[GIVEN INFORMATION]

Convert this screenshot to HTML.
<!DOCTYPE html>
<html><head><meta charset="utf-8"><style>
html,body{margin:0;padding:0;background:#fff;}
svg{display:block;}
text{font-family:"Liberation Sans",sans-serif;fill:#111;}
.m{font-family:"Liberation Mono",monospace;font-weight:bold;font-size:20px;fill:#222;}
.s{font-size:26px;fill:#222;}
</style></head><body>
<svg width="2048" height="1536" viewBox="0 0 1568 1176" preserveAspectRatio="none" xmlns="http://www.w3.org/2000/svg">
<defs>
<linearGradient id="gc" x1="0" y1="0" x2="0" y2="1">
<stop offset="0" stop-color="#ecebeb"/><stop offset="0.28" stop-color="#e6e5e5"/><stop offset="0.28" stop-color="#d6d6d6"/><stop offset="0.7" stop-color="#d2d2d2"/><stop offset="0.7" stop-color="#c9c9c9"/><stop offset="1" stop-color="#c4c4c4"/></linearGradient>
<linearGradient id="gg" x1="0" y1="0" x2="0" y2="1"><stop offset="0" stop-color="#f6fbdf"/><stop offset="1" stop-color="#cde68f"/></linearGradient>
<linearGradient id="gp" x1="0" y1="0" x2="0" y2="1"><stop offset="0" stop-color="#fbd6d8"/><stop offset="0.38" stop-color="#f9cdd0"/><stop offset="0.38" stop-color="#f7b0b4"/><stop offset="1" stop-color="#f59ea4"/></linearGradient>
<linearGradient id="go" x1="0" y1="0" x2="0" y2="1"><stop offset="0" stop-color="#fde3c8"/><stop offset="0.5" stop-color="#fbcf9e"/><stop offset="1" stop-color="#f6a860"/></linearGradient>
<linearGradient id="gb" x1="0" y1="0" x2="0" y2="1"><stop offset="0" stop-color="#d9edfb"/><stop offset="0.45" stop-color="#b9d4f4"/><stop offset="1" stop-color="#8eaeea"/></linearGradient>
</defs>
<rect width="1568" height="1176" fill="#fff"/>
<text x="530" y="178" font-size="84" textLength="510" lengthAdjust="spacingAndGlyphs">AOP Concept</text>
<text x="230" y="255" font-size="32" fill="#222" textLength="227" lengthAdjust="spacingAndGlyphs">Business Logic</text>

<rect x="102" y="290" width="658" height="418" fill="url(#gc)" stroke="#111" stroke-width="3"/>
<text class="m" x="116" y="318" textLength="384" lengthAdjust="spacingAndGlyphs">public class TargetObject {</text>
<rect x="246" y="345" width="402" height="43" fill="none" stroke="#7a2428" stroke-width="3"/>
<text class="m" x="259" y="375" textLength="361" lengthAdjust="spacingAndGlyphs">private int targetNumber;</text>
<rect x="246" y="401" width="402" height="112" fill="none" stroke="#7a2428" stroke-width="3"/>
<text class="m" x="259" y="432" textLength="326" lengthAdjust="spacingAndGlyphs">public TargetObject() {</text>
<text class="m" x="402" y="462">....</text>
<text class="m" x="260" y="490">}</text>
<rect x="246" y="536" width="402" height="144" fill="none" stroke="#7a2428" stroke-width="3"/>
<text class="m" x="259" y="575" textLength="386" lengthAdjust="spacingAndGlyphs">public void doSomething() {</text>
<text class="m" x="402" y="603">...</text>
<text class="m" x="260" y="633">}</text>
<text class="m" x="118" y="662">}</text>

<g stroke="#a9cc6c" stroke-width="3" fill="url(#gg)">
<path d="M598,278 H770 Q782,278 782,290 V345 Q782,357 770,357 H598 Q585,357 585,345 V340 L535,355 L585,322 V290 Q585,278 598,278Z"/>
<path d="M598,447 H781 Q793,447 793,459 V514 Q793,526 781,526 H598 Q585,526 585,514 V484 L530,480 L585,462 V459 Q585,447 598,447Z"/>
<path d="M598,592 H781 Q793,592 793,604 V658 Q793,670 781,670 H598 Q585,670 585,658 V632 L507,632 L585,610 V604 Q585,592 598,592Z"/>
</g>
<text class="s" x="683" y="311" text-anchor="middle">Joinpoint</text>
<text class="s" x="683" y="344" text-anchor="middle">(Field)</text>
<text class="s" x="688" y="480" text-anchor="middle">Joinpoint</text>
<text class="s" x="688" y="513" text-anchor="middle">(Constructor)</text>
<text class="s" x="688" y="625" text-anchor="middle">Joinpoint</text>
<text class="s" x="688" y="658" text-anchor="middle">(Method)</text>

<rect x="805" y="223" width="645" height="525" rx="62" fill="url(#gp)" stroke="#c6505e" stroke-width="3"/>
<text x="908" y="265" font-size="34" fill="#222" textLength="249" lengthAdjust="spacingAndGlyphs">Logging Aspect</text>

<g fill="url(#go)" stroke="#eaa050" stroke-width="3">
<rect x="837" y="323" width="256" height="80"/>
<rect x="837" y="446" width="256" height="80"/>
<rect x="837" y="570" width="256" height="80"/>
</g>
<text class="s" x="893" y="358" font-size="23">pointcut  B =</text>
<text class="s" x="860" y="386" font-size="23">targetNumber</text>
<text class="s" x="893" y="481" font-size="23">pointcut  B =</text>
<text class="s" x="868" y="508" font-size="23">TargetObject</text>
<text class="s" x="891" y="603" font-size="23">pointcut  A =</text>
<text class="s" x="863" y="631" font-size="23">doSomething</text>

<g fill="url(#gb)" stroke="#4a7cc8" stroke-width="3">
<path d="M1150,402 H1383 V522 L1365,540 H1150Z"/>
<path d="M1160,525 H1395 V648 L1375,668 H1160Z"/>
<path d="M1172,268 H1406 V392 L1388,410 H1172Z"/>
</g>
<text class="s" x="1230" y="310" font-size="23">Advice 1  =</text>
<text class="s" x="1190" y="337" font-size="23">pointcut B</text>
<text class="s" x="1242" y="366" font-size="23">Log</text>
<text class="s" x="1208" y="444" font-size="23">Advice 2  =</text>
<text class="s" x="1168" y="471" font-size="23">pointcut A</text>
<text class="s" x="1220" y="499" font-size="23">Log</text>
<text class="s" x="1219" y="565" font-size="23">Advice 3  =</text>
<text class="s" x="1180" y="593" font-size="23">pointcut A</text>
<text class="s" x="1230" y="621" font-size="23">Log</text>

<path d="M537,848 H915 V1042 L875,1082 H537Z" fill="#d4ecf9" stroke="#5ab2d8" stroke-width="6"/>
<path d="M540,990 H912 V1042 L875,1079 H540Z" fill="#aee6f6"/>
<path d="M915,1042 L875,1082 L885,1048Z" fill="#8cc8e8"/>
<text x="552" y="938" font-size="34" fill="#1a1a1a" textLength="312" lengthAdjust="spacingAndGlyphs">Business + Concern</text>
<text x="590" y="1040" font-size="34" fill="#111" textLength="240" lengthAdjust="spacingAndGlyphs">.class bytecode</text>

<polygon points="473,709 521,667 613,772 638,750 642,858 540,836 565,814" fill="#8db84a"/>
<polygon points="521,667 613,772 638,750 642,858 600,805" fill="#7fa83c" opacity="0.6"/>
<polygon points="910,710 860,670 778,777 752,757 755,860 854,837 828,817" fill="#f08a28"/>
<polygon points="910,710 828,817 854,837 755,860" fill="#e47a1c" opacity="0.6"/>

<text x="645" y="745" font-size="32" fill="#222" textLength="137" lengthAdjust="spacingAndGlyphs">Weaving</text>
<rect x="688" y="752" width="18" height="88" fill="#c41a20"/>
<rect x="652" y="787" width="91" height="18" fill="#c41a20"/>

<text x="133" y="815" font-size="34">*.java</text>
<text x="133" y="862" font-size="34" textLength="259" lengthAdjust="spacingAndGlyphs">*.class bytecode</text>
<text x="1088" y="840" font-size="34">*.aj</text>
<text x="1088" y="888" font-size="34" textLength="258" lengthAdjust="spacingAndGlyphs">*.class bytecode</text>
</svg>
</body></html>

[WORK TO COMPLETE] Set out the complete listing exactly as shown.

[PROBLEM SOLUTION]
Convert this screenshot to HTML.
<!DOCTYPE html>
<html><head><meta charset="utf-8"><style>
html,body{margin:0;padding:0;background:#fff;}
svg{display:block;}
text{font-family:"Liberation Sans",sans-serif;fill:#111;}
.m{font-family:"Liberation Mono",monospace;font-weight:bold;font-size:20px;fill:#222;}
.s{font-size:26px;fill:#222;}
</style></head><body>
<svg width="2048" height="1536" viewBox="0 0 1568 1176" preserveAspectRatio="none" xmlns="http://www.w3.org/2000/svg">
<defs>
<linearGradient id="gc" x1="0" y1="0" x2="0" y2="1">
<stop offset="0" stop-color="#ecebeb"/><stop offset="0.28" stop-color="#e6e5e5"/><stop offset="0.28" stop-color="#d6d6d6"/><stop offset="0.7" stop-color="#d2d2d2"/><stop offset="0.7" stop-color="#c9c9c9"/><stop offset="1" stop-color="#c4c4c4"/></linearGradient>
<linearGradient id="gg" x1="0" y1="0" x2="0" y2="1"><stop offset="0" stop-color="#f6fbdf"/><stop offset="1" stop-color="#cde68f"/></linearGradient>
<linearGradient id="gp" x1="0" y1="0" x2="0" y2="1"><stop offset="0" stop-color="#fbd6d8"/><stop offset="0.38" stop-color="#f9cdd0"/><stop offset="0.38" stop-color="#f7b0b4"/><stop offset="1" stop-color="#f59ea4"/></linearGradient>
<linearGradient id="go" x1="0" y1="0" x2="0" y2="1"><stop offset="0" stop-color="#fde3c8"/><stop offset="0.5" stop-color="#fbcf9e"/><stop offset="1" stop-color="#f6a860"/></linearGradient>
<linearGradient id="gb" x1="0" y1="0" x2="0" y2="1"><stop offset="0" stop-color="#d9edfb"/><stop offset="0.45" stop-color="#b9d4f4"/><stop offset="1" stop-color="#8eaeea"/></linearGradient>
</defs>
<rect width="1568" height="1176" fill="#fff"/>
<text x="530" y="178" font-size="84" textLength="510" lengthAdjust="spacingAndGlyphs">AOP Concept</text>
<text x="230" y="255" font-size="32" fill="#222" textLength="227" lengthAdjust="spacingAndGlyphs">Business Logic</text>

<rect x="102" y="290" width="658" height="418" fill="url(#gc)" stroke="#111" stroke-width="3"/>
<text class="m" x="116" y="318" textLength="384" lengthAdjust="spacingAndGlyphs">public class TargetObject {</text>
<rect x="246" y="345" width="402" height="43" fill="none" stroke="#7a2428" stroke-width="3"/>
<text class="m" x="259" y="375" textLength="361" lengthAdjust="spacingAndGlyphs">private int targetNumber;</text>
<rect x="246" y="401" width="402" height="112" fill="none" stroke="#7a2428" stroke-width="3"/>
<text class="m" x="259" y="432" textLength="326" lengthAdjust="spacingAndGlyphs">public TargetObject() {</text>
<text class="m" x="402" y="462">....</text>
<text class="m" x="260" y="490">}</text>
<rect x="246" y="536" width="402" height="144" fill="none" stroke="#7a2428" stroke-width="3"/>
<text class="m" x="259" y="575" textLength="386" lengthAdjust="spacingAndGlyphs">public void doSomething() {</text>
<text class="m" x="402" y="603">...</text>
<text class="m" x="260" y="633">}</text>
<text class="m" x="118" y="662">}</text>

<g stroke="#a9cc6c" stroke-width="3" fill="url(#gg)">
<path d="M598,278 H770 Q782,278 782,290 V345 Q782,357 770,357 H598 Q585,357 585,345 V340 L535,355 L585,322 V290 Q585,278 598,278Z"/>
<path d="M598,447 H781 Q793,447 793,459 V514 Q793,526 781,526 H598 Q585,526 585,514 V484 L530,480 L585,462 V459 Q585,447 598,447Z"/>
<path d="M598,592 H781 Q793,592 793,604 V658 Q793,670 781,670 H598 Q585,670 585,658 V632 L507,632 L585,610 V604 Q585,592 598,592Z"/>
</g>
<text class="s" x="683" y="311" text-anchor="middle">Joinpoint</text>
<text class="s" x="683" y="344" text-anchor="middle">(Field)</text>
<text class="s" x="688" y="480" text-anchor="middle">Joinpoint</text>
<text class="s" x="688" y="513" text-anchor="middle">(Constructor)</text>
<text class="s" x="688" y="625" text-anchor="middle">Joinpoint</text>
<text class="s" x="688" y="658" text-anchor="middle">(Method)</text>

<rect x="805" y="223" width="645" height="525" rx="62" fill="url(#gp)" stroke="#c6505e" stroke-width="3"/>
<text x="908" y="265" font-size="34" fill="#222" textLength="249" lengthAdjust="spacingAndGlyphs">Logging Aspect</text>

<g fill="url(#go)" stroke="#eaa050" stroke-width="3">
<rect x="837" y="323" width="256" height="80"/>
<rect x="837" y="446" width="256" height="80"/>
<rect x="837" y="570" width="256" height="80"/>
</g>
<text class="s" x="893" y="358" font-size="23">pointcut  B =</text>
<text class="s" x="860" y="386" font-size="23">targetNumber</text>
<text class="s" x="893" y="481" font-size="23">pointcut  B =</text>
<text class="s" x="868" y="508" font-size="23">TargetObject</text>
<text class="s" x="891" y="603" font-size="23">pointcut  A =</text>
<text class="s" x="863" y="631" font-size="23">doSomething</text>

<g fill="url(#gb)" stroke="#4a7cc8" stroke-width="3">
<path d="M1150,402 H1383 V522 L1365,540 H1150Z"/>
<path d="M1160,525 H1395 V648 L1375,668 H1160Z"/>
<path d="M1172,268 H1406 V392 L1388,410 H1172Z"/>
</g>
<text class="s" x="1230" y="310" font-size="23">Advice 1  =</text>
<text class="s" x="1190" y="337" font-size="23">pointcut B</text>
<text class="s" x="1242" y="366" font-size="23">Log</text>
<text class="s" x="1208" y="444" font-size="23">Advice 2  =</text>
<text class="s" x="1168" y="471" font-size="23">pointcut A</text>
<text class="s" x="1220" y="499" font-size="23">Log</text>
<text class="s" x="1219" y="565" font-size="23">Advice 3  =</text>
<text class="s" x="1180" y="593" font-size="23">pointcut A</text>
<text class="s" x="1230" y="621" font-size="23">Log</text>

<path d="M537,848 H915 V1042 L875,1082 H537Z" fill="#d4ecf9" stroke="#5ab2d8" stroke-width="6"/>
<path d="M540,990 H912 V1042 L875,1079 H540Z" fill="#aee6f6"/>
<path d="M915,1042 L875,1082 L885,1048Z" fill="#8cc8e8"/>
<text x="552" y="938" font-size="34" fill="#1a1a1a" textLength="312" lengthAdjust="spacingAndGlyphs">Business + Concern</text>
<text x="590" y="1040" font-size="34" fill="#111" textLength="240" lengthAdjust="spacingAndGlyphs">.class bytecode</text>

<polygon points="473,709 521,667 613,772 638,750 642,858 540,836 565,814" fill="#8db84a"/>
<polygon points="521,667 613,772 638,750 642,858 600,805" fill="#7fa83c" opacity="0.6"/>
<polygon points="910,710 860,670 778,777 752,757 755,860 854,837 828,817" fill="#f08a28"/>
<polygon points="910,710 828,817 854,837 755,860" fill="#e47a1c" opacity="0.6"/>

<text x="645" y="745" font-size="32" fill="#222" textLength="137" lengthAdjust="spacingAndGlyphs">Weaving</text>
<rect x="688" y="752" width="18" height="88" fill="#c41a20"/>
<rect x="652" y="787" width="91" height="18" fill="#c41a20"/>

<text x="133" y="815" font-size="34">*.java</text>
<text x="133" y="862" font-size="34" textLength="259" lengthAdjust="spacingAndGlyphs">*.class bytecode</text>
<text x="1088" y="840" font-size="34">*.aj</text>
<text x="1088" y="888" font-size="34" textLength="258" lengthAdjust="spacingAndGlyphs">*.class bytecode</text>
</svg>
</body></html>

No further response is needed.